According to eMarketer, the Consumer Electronics Association (CEA) now forecasts a slight growth uptick (0.6 percent) in 2010 to $166 billion in overall industry revenues. What has changed?
Internet-Enabled Televisions, which connect directly to the Internet via Ethernet or Wi-Fi, are one of the hot new products that Americans will be buying -- along with continued adoption of various online video streaming and DVR services.
Americans are watching more TV than ever, and also more online video, according to Nielsen. Increasingly, however, they will be watching Internet video on their big HDTV screen.
"Marketers must start planning for the convergence of TV and the Web, as it gathers steam into 2010 and beyond," said Lisa E. Phillips, eMarketer senior analyst.
Over the past decade, consumers have upgraded their home networks from data-centric to multimedia-centric, to better accommodate their desire for digital entertainment. iSuppli predicts worldwide shipments of devices with Internet capability will nearly quintuple by 2013.

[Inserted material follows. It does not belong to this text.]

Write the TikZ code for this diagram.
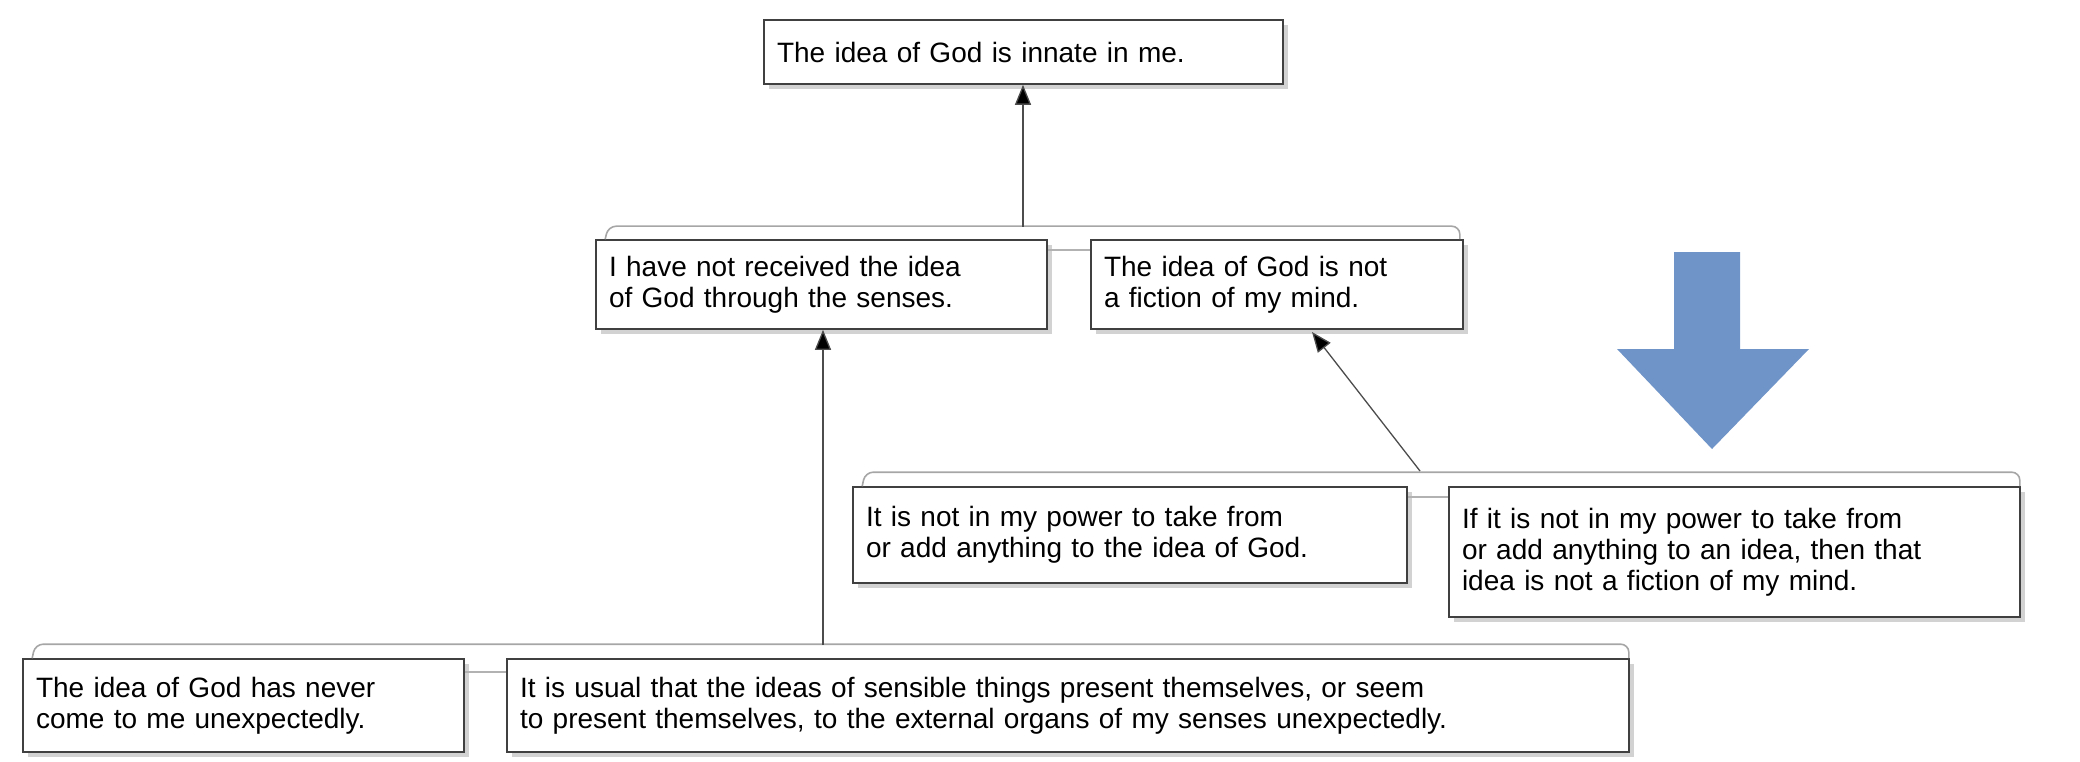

"Convenient technologies such as smartphones and wireless home networks make such convergence mainstream, and inevitable," Ms. Phillips added. "The generalizations of lean-back and lean-forward interaction still fit today, but as TVs and PCs converge viewer behaviors may change."
Total time spent watching online videos ranges between 1 and 2 percent of Internet user's overall monthly video consumption, according to various estimates, while TV gets 98.5 percent of all video viewer time, according to Nielsen.
Regardless, online and mobile video viewership, along with time spent on the Internet in general, are growing quickly. The trend is now apparent, and somewhat easier to predict.
"For marketers thinking about advertising to two audiences at once -- those watching online video on their TV sets and consumers streaming TV shows and movies on their PCs -- the solutions are more nuanced," noted Ms. Phillips.
Moreover, as legacy big-media companies contemplate transitioning their advertiser-supported offerings (such as Hulu.com) to fee-based video services, this will further fragment the marketplace and accelerate the shift in consumer behavior to discover other Internet video content sources.
The continued disruption of the traditional mass-media broadcast television business model, and the rise of TV 2.0, is inevitable. Ironically, it will be the short-sighted actions of legacy industry players, not new competition, that perpetuate the continued democratization of digital content distribution.